Interview with author of Eat Work and Pray

An interview with the bestselling author of the book 'Eat Work and Pray' came out in the Guardian today. I was particularly interested in how the decision not to have children played out in her life. This is a particuarly relevant quote:

The journey started with an act of bona fide bravery: an admission that she didn't want to have children, not with her husband, not with anyone, ever. It's not expressed as categorically as this in the book, and when we find her appealing to God from the bathroom floor while her husband sleeps innocently in the bedroom next door, it reads like an overreaction. She was praying because she didn't know what else to do; she hated her marriage and didn't want to have a baby at that point. But she was only 31 - what was the big deal?

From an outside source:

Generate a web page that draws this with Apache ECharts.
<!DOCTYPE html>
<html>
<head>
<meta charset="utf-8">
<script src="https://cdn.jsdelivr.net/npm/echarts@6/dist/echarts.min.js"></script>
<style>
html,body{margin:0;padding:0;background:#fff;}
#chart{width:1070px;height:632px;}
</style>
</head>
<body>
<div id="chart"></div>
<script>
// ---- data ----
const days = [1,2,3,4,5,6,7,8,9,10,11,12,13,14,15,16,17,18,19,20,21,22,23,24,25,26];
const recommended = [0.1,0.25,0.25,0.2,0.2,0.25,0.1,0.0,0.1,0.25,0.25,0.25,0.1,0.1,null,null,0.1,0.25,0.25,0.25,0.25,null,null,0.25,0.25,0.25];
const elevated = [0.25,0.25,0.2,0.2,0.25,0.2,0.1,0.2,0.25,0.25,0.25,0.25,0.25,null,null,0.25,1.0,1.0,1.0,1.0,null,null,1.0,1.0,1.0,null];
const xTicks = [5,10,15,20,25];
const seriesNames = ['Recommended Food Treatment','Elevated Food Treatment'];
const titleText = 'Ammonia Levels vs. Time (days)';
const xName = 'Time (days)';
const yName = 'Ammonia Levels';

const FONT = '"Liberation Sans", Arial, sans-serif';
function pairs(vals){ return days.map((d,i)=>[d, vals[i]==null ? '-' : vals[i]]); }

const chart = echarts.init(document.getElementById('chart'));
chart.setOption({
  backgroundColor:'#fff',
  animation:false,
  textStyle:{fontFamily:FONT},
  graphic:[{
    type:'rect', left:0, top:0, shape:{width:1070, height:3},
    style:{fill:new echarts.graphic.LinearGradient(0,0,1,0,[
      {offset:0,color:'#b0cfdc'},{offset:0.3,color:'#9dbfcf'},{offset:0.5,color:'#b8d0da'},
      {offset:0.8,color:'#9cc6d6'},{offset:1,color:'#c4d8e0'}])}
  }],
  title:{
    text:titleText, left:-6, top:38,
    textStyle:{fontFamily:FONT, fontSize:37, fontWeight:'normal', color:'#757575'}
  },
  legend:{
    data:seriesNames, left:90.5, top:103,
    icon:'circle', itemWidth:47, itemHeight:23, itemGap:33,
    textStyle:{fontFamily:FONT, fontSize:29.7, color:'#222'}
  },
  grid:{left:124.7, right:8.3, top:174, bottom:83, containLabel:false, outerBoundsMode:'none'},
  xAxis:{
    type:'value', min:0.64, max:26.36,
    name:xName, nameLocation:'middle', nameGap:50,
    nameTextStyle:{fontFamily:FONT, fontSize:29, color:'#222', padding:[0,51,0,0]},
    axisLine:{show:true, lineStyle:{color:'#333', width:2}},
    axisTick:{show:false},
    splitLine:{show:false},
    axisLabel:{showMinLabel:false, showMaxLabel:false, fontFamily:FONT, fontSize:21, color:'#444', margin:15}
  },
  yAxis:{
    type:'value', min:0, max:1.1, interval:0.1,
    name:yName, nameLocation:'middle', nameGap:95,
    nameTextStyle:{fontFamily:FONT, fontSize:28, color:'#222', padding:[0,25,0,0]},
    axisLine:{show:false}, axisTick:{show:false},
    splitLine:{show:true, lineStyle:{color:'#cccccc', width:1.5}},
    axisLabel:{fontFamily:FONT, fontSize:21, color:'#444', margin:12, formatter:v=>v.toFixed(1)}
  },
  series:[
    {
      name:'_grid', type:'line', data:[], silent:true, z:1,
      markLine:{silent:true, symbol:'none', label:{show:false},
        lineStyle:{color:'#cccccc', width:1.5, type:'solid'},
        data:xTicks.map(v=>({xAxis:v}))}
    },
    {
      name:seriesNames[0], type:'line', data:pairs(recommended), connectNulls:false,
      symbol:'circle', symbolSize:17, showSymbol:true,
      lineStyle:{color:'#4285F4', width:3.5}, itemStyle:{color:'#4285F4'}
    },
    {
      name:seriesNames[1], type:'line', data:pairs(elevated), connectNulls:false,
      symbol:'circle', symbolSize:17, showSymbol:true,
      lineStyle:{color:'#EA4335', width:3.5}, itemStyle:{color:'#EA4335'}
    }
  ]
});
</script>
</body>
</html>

"I think it was a crisis because the pressure was on to have kids," she says. "My ex-husband was very eager to do it. There was no neutral position. Me saying I don't want to have kids was effectively me saying I don't want to be married, if that's what the conditions of the marriage were. I'd also lived a very accelerated decade in my 20s. My career started young and I was really ambitious, and then I had success and I hung out with people who were much older. I think I might have been temporally misplaced, so I thought I was 40. It was a premature midlife crisis."

The end of her marriage constituted the first real failure Gilbert had dealt with. The crisis was so huge, she says, because she was not used to disappointing people or herself, a sneaky piece of self-promotion. She believes that her breakdown was also fanned by grief for the children she'd never have. "When I diagnose my depression now, I think it was partially about saying goodbye to these kids that I always expected to have but already knew that I wouldn't."

Gilbert then went on to marry an older man - who didn't want children which she says was a conscious choice.